When WPA replaced the older WEP technology, which used easy-to-crack radio waves, it improved on WEP security by scrambling the encryption key and verifying that is wasn't altered during data transfer. WPA2 further improves the security of a network with its use of stronger encryption called AES. Although WPA is more secure than WEP, WPA2 is significantly more secure than WPA and the obvious choice for router owners.

WPA2 is designed to improve the security of Wi-Fi connections by requiring the use of stronger wireless encryption than WPA requires. Specifically, WPA2 does not allow the use of an algorithm called Temporal Key Integrity Protocol (TKIP) that is known to have security holes and limitations.

When You Have to Choose

Many older wireless routers for home networks support both WPA and WPA2 technology, and administrators must choose which one to run. WPA2 is the simpler, safer choice.

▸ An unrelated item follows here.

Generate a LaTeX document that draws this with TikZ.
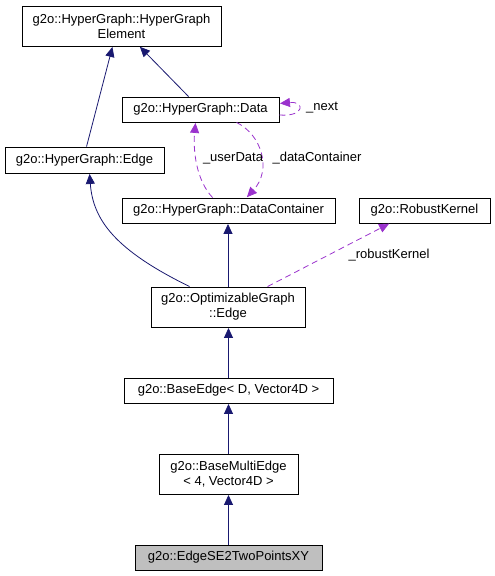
\documentclass[tikz,border=0pt]{standalone}
\usepackage{fontspec}
\setmainfont{Liberation Sans}
\usetikzlibrary{arrows.meta}
\definecolor{navy}{HTML}{191970}
\definecolor{orchid}{HTML}{9A32CD}
\definecolor{selgray}{HTML}{BFBFBF}
\begin{document}
\begin{tikzpicture}[x=1pt,y=-1pt,
  box/.style={draw=black, line width=0.9pt, fill=white, inner sep=0pt, align=center,
    font=\fontsize{13}{15}\selectfont},
  lbl/.style={inner sep=0pt, font=\fontsize{13}{15}\selectfont},
  inh/.style={draw=navy, line width=0.8pt, -{Triangle[length=10pt,width=9pt]}, shorten >=0.5pt},
  use/.style={draw=orchid, line width=0.8pt, dash pattern=on 6pt off 4pt, -{Triangle[length=10pt,width=9pt]}, shorten >=0.5pt},
]
\useasboundingbox (0,0) rectangle (495,576);
\node[box, minimum width=199pt, minimum height=40pt] (elem) at (121.5,26) {g2o::HyperGraph::HyperGraph\\Element};
\node[box, minimum width=157pt, minimum height=25pt] (data) at (200.5,109.5) {g2o::HyperGraph::Data};
\node[box, minimum width=159pt, minimum height=26pt] (hgedge) at (84.5,160) {g2o::HyperGraph::Edge};
\node[box, minimum width=213pt, minimum height=25pt] (dc) at (228.5,210.5) {g2o::HyperGraph::DataContainer};
\node[box, minimum width=131pt, minimum height=25pt] (rk) at (424.5,210.5) {g2o::RobustKernel};
\node[box, minimum width=154pt, minimum height=40pt] (opt) at (228,307) {g2o::OptimizableGraph\\::Edge};
\node[box, minimum width=209pt, minimum height=25pt] (be) at (228.5,390.5) {g2o::BaseEdge< D, Vector4D >};
\node[box, minimum width=139pt, minimum height=40pt] (bme) at (228.5,474) {g2o::BaseMultiEdge\\< 4, Vector4D >};
\node[box, fill=selgray, minimum width=187pt, minimum height=25pt] (se2) at (228.5,557.5) {g2o::EdgeSE2TwoPointsXY};

\path[inh] ([xshift=82pt]hgedge.north west) -- ([xshift=91pt]elem.south west);
\path[inh] ([xshift=67pt]data.north west) -- ([xshift=118pt]elem.south west);
\path[inh] ([xshift=39pt]opt.north west) .. controls (115,250) and (93,220) .. ([xshift=85pt]hgedge.south west);
\path[inh] (opt.north) -- (opt.north |- dc.south);
\path[inh] (be.north) -- (be.north |- opt.south);
\path[inh] (bme.north) -- (bme.north |- be.south);
\path[inh] (se2.north) -- (se2.north |- bme.south);

\path[use] ([xshift=117pt]opt.north west) -- ([xshift=31pt]rk.south west);
\path[use] ([xshift=91pt]dc.north west) .. controls (196,180) and (193,150) .. ([xshift=74pt]data.south west);
\path[use] ([xshift=115pt]data.south west) .. controls (262,135) and (272,170) .. ([xshift=125pt]dc.north west);
\path[use] ([yshift=-5.5pt]data.east) .. controls (305,117) and (305,101) .. ([yshift=6pt]data.east);

\node[lbl] (lnext) at (322,108) {\_next};
\node[lbl] (luser) at (233,158) {\_userData};
\node[lbl] (ldc) at (317,158) {\_dataContainer};
\node[lbl] (lrk) at (389,255) {\_robustKernel};
\end{tikzpicture}
\end{document}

Some techies point out that using WPA2 requires Wi-Fi hardware to work harder while running the more advanced encryption algorithms, which can theoretically slow down the network's overall performance more than running WPA. Since its introduction, though, WPA2 technology has proven its value and continues to be recommended for use on wireless home networks. The performance impact of WPA2 is negligible.

Passwords

Another difference between WPA and WPA2 is the length of their passwords. WPA2 requires you to enter a longer password than WPA requires. The shared password only has to be entered one time on the devices that access the router, but it provides an additional layer of protection from people who would crack your network if they could.

Business Considerations

WPA2 comes in two versions: WPA2-Personal and WPA2-Enterprise. The difference lies in the shared password that is used in WPA2-Personal. Corporate Wi-Fi should not use WPA or WPA2-Personal. The Enterprise version eliminates the shared password and instead assigns unique credentials to each employee and device. This protects the company from damage that a departing employee could do.